Xi Jinping (Feng Li/Getty Images)
January 24, 2024

The State Department outsourced the authorship of a congressionally mandated report on the threat posed by Communist China to six undergraduate college students, drawing accusations that the Biden administration is not taking the matter seriously.

As part of the 2023 National Defense Authorization Act (NDAA), the State Department was tasked with producing a report on the Chinese Communist Party's efforts to censor and intimidate Americans. The issue has fueled bipartisan concerns in Congress as China's government orchestrates propaganda campaigns inside the United States and works to silence its critics.

The final nonpublic report was transmitted to Congress earlier this month and obtained by the Washington Free Beacon. It was authored by six undergraduate students from James Madison University and "does not represent the views of the Executive Branch," according to a cover letter included on the document.

At least one lawmaker who reviewed the report was surprised to learn the State Department outsourced such a sensitive matter to a team of college undergrads, telling the Free Beacon it is a sign that the Biden administration is not taking China's malign activities in the United States seriously.

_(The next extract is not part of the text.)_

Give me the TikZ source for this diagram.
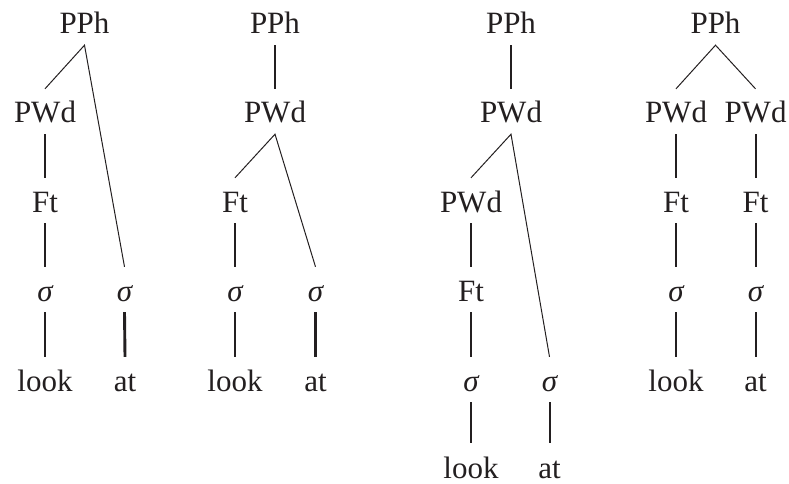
\documentclass[tikz,border=0pt]{standalone}
\usepackage{fontspec}
\setmainfont{Liberation Serif}
\newfontfamily\timesfont{Liberation Serif}
\definecolor{ink}{HTML}{231F20}
\begin{document}
\begin{tikzpicture}[x=1pt,y=-1pt,
  lbl/.style={anchor=base,inner sep=0pt,text height=34pt,text depth=11pt,
    font=\timesfont\fontsize{31}{36}\selectfont,text=ink},
  leaf/.style={lbl,text depth=3pt},
  thick edge/.style={draw=ink,line width=2.9pt},
  mid edge/.style={draw=ink,line width=2pt},
  thin edge/.style={draw=ink,line width=1pt}]
\useasboundingbox (0,0) rectangle (789,484);
% baselines
\def\ra{34}\def\rb{123}\def\rc{212}\def\rd{301}\def\re{391}\def\rf{478}
% Tree 1
\node[lbl] (a1) at (84.5,\ra) {PPh};
\node[lbl] (a2) at (45,\rb) {PWd};
\node[lbl] (a3) at (45,\rc) {Ft};
\node[lbl] (a4) at (45,\rd) {\itshape σ};
\node[lbl] (a5) at (124.5,\rd) {\itshape σ};
\node[leaf] (a6) at (45,\re) {look};
\node[leaf] (a7) at (125,\re) {at};
\draw[thin edge] (a2.north) -- (a1.south) -- (a5.north);
\draw[thick edge] (a2.south) -- (a3.north);
\draw[thick edge] (a3.south) -- (a4.north);
\draw[thick edge] (a4.south) -- (a6.north);
\draw[thick edge] (a5.south) -- (a7.north);
% Tree 2
\node[lbl] (b1) at (275,\ra) {PPh};
\node[lbl] (b2) at (275,\rb) {PWd};
\node[lbl] (b3) at (235,\rc) {Ft};
\node[lbl] (b4) at (235,\rd) {\itshape σ};
\node[lbl] (b5) at (315.5,\rd) {\itshape σ};
\node[leaf] (b6) at (235,\re) {look};
\node[leaf] (b7) at (315.5,\re) {at};
\draw[thick edge] (b1.south) -- (b2.north);
\draw[thin edge] (b3.north) -- (b2.south) -- (b5.north);
\draw[thick edge] (b3.south) -- (b4.north);
\draw[thick edge] (b4.south) -- (b6.north);
\draw[thick edge] (b5.south) -- (b7.north);
% Tree 3
\node[lbl] (c1) at (511,\ra) {PPh};
\node[lbl] (c2) at (511,\rb) {PWd};
\node[lbl] (c3) at (471,\rc) {PWd};
\node[lbl] (c4) at (471,\rd) {Ft};
\node[lbl] (c5) at (471,\re) {\itshape σ};
\node[lbl] (c6) at (549.5,\re) {\itshape σ};
\node[leaf,text depth=2pt] (c7) at (471,\rf) {look};
\node[leaf,text depth=2pt] (c8) at (549.5,\rf) {at};
\draw[mid edge] (c1.south) -- (c2.north);
\draw[thin edge] (c3.north) -- (c2.south) -- (c6.north);
\draw[mid edge] (c3.south) -- (c4.north);
\draw[mid edge] (c4.south) -- (c5.north);
\draw[mid edge] (c5.south) -- ([yshift=1pt]c7.north);
\draw[mid edge] (c6.south) -- ([yshift=1pt]c8.north);
% Tree 4
\node[lbl] (d1) at (715.5,\ra) {PPh};
\node[lbl] (d2) at (676,\rb) {PWd};
\node[lbl] (d3) at (755.5,\rb) {PWd};
\node[lbl] (d4) at (676,\rc) {Ft};
\node[lbl] (d5) at (755.5,\rc) {Ft};
\node[lbl] (d6) at (676,\rd) {\itshape σ};
\node[lbl] (d7) at (755.5,\rd) {\itshape σ};
\node[leaf] (d8) at (676,\re) {look};
\node[leaf] (d9) at (755.5,\re) {at};
\draw[thin edge] (d2.north) -- (d1.south) -- (d3.north);
\draw[mid edge] (d2.south) -- (d4.north);
\draw[mid edge] (d3.south) -- (d5.north);
\draw[mid edge] (d4.south) -- (d6.north);
\draw[mid edge] (d5.south) -- (d7.north);
\draw[mid edge] (d6.south) -- (d8.north);
\draw[mid edge] (d7.south) -- (d9.north);
\end{tikzpicture}
\end{document}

"This report confirms, again, that the Biden administration is simply unserious about confronting the full range of threats posed by the CCP," Sen. Ted Cruz (R., Texas), a member of the Senate Foreign Relations Committee, told the Free Beacon. "No doubt these students are talented, but this report is literally the opposite of adults being back in charge."

"The Chinese Communist Party," Cruz added, "spends billions on propaganda and censorship, with the goal of controlling what Americans see, hear, and ultimately think. These activities pose an acute national security risk to Americans."

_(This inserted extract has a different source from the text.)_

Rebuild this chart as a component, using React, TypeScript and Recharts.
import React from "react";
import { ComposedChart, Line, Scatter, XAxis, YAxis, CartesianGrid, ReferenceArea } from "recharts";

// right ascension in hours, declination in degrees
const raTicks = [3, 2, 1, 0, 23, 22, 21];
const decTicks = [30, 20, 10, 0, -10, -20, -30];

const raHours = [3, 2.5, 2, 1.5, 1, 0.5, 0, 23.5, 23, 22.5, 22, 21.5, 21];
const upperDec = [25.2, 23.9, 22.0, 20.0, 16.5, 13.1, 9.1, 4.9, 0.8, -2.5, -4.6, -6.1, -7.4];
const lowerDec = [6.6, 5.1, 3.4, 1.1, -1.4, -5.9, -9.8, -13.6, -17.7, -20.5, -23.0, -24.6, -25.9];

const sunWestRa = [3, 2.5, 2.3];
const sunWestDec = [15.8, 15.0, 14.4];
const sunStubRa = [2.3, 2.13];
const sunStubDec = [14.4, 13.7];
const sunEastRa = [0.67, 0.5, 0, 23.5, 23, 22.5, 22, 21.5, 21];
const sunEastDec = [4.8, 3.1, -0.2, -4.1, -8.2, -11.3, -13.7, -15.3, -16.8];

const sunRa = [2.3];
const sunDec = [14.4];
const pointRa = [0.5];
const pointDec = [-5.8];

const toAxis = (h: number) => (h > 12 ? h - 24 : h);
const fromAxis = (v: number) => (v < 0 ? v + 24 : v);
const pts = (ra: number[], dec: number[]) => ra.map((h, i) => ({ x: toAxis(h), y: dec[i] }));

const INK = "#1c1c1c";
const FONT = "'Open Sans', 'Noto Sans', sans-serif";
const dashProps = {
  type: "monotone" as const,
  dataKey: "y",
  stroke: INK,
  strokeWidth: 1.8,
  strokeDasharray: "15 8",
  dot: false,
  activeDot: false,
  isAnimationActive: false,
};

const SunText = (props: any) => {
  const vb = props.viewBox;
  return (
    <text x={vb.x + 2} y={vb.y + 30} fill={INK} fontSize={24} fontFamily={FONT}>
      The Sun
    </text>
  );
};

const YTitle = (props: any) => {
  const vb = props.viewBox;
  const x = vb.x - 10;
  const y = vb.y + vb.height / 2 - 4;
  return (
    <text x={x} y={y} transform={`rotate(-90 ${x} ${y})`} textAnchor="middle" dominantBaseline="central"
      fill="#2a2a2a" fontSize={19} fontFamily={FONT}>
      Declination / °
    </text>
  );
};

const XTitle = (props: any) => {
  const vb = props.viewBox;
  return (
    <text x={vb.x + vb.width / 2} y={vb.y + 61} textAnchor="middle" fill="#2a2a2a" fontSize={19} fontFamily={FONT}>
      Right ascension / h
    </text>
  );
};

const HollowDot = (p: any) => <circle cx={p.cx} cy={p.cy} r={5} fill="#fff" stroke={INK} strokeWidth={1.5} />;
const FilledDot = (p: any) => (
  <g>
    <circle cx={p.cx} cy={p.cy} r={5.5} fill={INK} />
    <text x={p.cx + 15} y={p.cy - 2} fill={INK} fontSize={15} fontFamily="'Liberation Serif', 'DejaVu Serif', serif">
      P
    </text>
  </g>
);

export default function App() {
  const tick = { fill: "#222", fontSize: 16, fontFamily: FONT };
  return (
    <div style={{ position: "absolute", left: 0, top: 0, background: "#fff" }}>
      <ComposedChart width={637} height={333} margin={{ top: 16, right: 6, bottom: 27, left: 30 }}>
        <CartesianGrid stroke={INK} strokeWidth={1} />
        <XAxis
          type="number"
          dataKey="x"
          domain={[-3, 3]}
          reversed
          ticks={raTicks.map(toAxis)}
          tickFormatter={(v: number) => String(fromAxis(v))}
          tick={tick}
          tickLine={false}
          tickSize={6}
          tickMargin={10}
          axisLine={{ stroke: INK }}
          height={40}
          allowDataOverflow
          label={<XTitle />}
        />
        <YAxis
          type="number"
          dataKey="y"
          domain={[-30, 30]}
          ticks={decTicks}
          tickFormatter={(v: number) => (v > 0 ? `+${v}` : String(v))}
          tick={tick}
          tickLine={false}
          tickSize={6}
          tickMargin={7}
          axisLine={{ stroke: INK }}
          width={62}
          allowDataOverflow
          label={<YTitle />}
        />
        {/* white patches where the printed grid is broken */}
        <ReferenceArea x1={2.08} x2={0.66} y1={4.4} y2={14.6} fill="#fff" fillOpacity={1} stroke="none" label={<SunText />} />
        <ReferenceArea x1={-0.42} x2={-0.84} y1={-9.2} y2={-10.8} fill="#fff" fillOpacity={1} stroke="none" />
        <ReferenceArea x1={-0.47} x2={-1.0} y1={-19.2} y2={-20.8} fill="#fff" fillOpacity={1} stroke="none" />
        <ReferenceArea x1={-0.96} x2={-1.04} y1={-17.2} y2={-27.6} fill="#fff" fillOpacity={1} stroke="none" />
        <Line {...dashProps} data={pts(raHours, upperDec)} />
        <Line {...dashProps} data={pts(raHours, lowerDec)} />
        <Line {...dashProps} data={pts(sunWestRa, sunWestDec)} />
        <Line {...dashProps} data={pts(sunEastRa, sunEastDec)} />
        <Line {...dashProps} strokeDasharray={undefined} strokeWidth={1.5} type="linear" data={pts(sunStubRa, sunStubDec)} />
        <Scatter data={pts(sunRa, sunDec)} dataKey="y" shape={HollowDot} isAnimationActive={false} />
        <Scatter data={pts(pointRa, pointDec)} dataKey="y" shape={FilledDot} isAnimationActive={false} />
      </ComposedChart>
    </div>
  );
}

The State Department confirmed that the reporting mandate was handed over to James Madison University and said that U.S. officials did not play any role in producing the analysis or providing guidance.

"The Department entered into an agreement with James Madison University to write the independent report through the Diplomacy Lab Project, and the Department did not select the specific authors nor exercise editorial authority over the report," a State Department spokesman told the Free Beacon.

Congress required the secretary of state to "enter into an agreement with a qualified research entity that is independent of the Department of State to write a report on censorship and intimidation in the United States," according to the reporting requirement written by Congress.

Cruz said that lawmakers did not anticipate the report would end up being authored by college students.

The topic and origin of the congressional mandate made the choice particularly unusual. The language instructing the State Department to contract for the report was laid out in the NDAA, a vehicle used in Congress to address national security and defense issues annually, and dealt with Chinese coercion of American citizens, a charged and delicate topic, according to a congressional source who reviewed the materials.

All six of the students are members of James Madison's class of 2024 and are studying either political science or international affairs. Just one is listed as specializing "in coursework regarding China and its trade practices, the politics and economics of the European Union, and international trade law."

The report details "how China's censorship and intimidation of U.S. citizens domestically, and U.S. businesses in China[,] pose a serious threat to the United States."

It discusses how "American businesses are censored" by China and reviews several examples of the CCP's repressive tactics.

The report includes policy recommendations for Congress, such as passing laws to protect consumer data on social media. The report also advocates for a "policy to support American business in China" and "policy and positions against physical surveillance" by the CCP.